### [Supplied data]
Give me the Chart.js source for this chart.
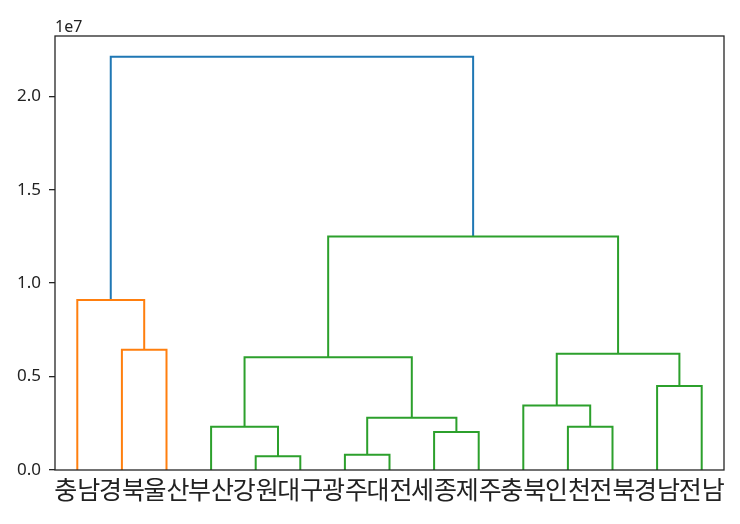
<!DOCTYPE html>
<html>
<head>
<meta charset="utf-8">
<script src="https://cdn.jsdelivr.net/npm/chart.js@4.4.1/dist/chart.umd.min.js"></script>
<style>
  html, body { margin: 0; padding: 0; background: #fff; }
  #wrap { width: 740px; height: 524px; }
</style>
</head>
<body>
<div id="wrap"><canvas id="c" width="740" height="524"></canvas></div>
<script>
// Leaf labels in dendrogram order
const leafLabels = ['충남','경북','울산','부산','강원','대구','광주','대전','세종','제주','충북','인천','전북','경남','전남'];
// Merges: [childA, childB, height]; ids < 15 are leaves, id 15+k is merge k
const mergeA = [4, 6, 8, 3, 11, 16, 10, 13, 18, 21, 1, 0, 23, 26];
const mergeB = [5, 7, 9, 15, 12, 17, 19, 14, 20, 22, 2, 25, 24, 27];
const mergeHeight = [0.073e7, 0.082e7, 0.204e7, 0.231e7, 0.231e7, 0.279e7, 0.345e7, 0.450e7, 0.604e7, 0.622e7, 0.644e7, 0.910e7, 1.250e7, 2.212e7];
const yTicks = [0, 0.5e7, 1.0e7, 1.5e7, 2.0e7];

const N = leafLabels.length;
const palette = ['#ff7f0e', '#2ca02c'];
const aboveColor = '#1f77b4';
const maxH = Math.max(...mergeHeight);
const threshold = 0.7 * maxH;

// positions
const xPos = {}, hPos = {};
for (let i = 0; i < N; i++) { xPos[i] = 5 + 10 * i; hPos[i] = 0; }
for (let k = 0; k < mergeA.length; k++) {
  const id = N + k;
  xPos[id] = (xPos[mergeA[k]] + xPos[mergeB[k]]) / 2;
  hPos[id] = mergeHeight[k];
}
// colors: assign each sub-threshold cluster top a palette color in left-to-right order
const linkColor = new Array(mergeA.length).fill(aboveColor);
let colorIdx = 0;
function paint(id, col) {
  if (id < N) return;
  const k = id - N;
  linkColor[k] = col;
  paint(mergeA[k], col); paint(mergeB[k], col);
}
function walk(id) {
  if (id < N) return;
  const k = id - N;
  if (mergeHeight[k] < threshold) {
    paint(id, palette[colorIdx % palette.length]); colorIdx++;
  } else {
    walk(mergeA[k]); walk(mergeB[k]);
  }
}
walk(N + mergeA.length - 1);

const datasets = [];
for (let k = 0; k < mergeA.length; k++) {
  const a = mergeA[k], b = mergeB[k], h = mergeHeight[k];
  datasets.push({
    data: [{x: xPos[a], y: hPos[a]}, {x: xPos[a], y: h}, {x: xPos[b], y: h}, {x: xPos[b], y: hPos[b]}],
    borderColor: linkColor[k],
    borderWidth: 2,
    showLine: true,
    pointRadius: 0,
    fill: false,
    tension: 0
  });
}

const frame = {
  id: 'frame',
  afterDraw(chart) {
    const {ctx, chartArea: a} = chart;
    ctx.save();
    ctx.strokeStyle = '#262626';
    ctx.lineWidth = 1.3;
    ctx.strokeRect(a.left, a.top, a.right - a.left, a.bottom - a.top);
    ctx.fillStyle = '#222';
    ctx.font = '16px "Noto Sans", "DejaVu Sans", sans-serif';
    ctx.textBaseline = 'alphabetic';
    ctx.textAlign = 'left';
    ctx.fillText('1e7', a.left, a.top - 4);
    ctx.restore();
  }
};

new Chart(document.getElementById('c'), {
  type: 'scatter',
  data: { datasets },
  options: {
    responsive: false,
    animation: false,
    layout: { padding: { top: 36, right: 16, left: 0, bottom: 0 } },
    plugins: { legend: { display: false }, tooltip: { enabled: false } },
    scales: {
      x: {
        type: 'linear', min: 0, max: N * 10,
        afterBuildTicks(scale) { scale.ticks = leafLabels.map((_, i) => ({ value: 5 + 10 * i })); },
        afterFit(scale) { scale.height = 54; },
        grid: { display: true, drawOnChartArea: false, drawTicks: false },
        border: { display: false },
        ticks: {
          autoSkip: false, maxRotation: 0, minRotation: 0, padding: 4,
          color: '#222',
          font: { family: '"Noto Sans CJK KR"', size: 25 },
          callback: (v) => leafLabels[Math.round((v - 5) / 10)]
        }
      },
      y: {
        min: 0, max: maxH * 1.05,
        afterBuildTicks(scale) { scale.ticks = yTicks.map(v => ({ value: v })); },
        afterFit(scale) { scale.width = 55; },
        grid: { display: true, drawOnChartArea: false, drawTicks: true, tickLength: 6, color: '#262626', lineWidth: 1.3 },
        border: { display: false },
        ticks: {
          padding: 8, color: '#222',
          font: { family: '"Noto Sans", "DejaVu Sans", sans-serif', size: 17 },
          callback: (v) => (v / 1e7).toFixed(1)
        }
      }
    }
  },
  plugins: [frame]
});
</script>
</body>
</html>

### [Your task]
Leave every image out, and retype the material exactly.

### [Result below]
Give me the Chart.js source for this chart.
<!DOCTYPE html>
<html>
<head>
<meta charset="utf-8">
<script src="https://cdn.jsdelivr.net/npm/chart.js@4.4.1/dist/chart.umd.min.js"></script>
<style>
  html, body { margin: 0; padding: 0; background: #fff; }
  #wrap { width: 740px; height: 524px; }
</style>
</head>
<body>
<div id="wrap"><canvas id="c" width="740" height="524"></canvas></div>
<script>
// Leaf labels in dendrogram order
const leafLabels = ['충남','경북','울산','부산','강원','대구','광주','대전','세종','제주','충북','인천','전북','경남','전남'];
// Merges: [childA, childB, height]; ids < 15 are leaves, id 15+k is merge k
const mergeA = [4, 6, 8, 3, 11, 16, 10, 13, 18, 21, 1, 0, 23, 26];
const mergeB = [5, 7, 9, 15, 12, 17, 19, 14, 20, 22, 2, 25, 24, 27];
const mergeHeight = [0.073e7, 0.082e7, 0.204e7, 0.231e7, 0.231e7, 0.279e7, 0.345e7, 0.450e7, 0.604e7, 0.622e7, 0.644e7, 0.910e7, 1.250e7, 2.212e7];
const yTicks = [0, 0.5e7, 1.0e7, 1.5e7, 2.0e7];

const N = leafLabels.length;
const palette = ['#ff7f0e', '#2ca02c'];
const aboveColor = '#1f77b4';
const maxH = Math.max(...mergeHeight);
const threshold = 0.7 * maxH;

// positions
const xPos = {}, hPos = {};
for (let i = 0; i < N; i++) { xPos[i] = 5 + 10 * i; hPos[i] = 0; }
for (let k = 0; k < mergeA.length; k++) {
  const id = N + k;
  xPos[id] = (xPos[mergeA[k]] + xPos[mergeB[k]]) / 2;
  hPos[id] = mergeHeight[k];
}
// colors: assign each sub-threshold cluster top a palette color in left-to-right order
const linkColor = new Array(mergeA.length).fill(aboveColor);
let colorIdx = 0;
function paint(id, col) {
  if (id < N) return;
  const k = id - N;
  linkColor[k] = col;
  paint(mergeA[k], col); paint(mergeB[k], col);
}
function walk(id) {
  if (id < N) return;
  const k = id - N;
  if (mergeHeight[k] < threshold) {
    paint(id, palette[colorIdx % palette.length]); colorIdx++;
  } else {
    walk(mergeA[k]); walk(mergeB[k]);
  }
}
walk(N + mergeA.length - 1);

const datasets = [];
for (let k = 0; k < mergeA.length; k++) {
  const a = mergeA[k], b = mergeB[k], h = mergeHeight[k];
  datasets.push({
    data: [{x: xPos[a], y: hPos[a]}, {x: xPos[a], y: h}, {x: xPos[b], y: h}, {x: xPos[b], y: hPos[b]}],
    borderColor: linkColor[k],
    borderWidth: 2,
    showLine: true,
    pointRadius: 0,
    fill: false,
    tension: 0
  });
}

const frame = {
  id: 'frame',
  afterDraw(chart) {
    const {ctx, chartArea: a} = chart;
    ctx.save();
    ctx.strokeStyle = '#262626';
    ctx.lineWidth = 1.3;
    ctx.strokeRect(a.left, a.top, a.right - a.left, a.bottom - a.top);
    ctx.fillStyle = '#222';
    ctx.font = '16px "Noto Sans", "DejaVu Sans", sans-serif';
    ctx.textBaseline = 'alphabetic';
    ctx.textAlign = 'left';
    ctx.fillText('1e7', a.left, a.top - 4);
    ctx.restore();
  }
};

new Chart(document.getElementById('c'), {
  type: 'scatter',
  data: { datasets },
  options: {
    responsive: false,
    animation: false,
    layout: { padding: { top: 36, right: 16, left: 0, bottom: 0 } },
    plugins: { legend: { display: false }, tooltip: { enabled: false } },
    scales: {
      x: {
        type: 'linear', min: 0, max: N * 10,
        afterBuildTicks(scale) { scale.ticks = leafLabels.map((_, i) => ({ value: 5 + 10 * i })); },
        afterFit(scale) { scale.height = 54; },
        grid: { display: true, drawOnChartArea: false, drawTicks: false },
        border: { display: false },
        ticks: {
          autoSkip: false, maxRotation: 0, minRotation: 0, padding: 4,
          color: '#222',
          font: { family: '"Noto Sans CJK KR"', size: 25 },
          callback: (v) => leafLabels[Math.round((v - 5) / 10)]
        }
      },
      y: {
        min: 0, max: maxH * 1.05,
        afterBuildTicks(scale) { scale.ticks = yTicks.map(v => ({ value: v })); },
        afterFit(scale) { scale.width = 55; },
        grid: { display: true, drawOnChartArea: false, drawTicks: true, tickLength: 6, color: '#262626', lineWidth: 1.3 },
        border: { display: false },
        ticks: {
          padding: 8, color: '#222',
          font: { family: '"Noto Sans", "DejaVu Sans", sans-serif', size: 17 },
          callback: (v) => (v / 1e7).toFixed(1)
        }
      }
    }
  },
  plugins: [frame]
});
</script>
</body>
</html>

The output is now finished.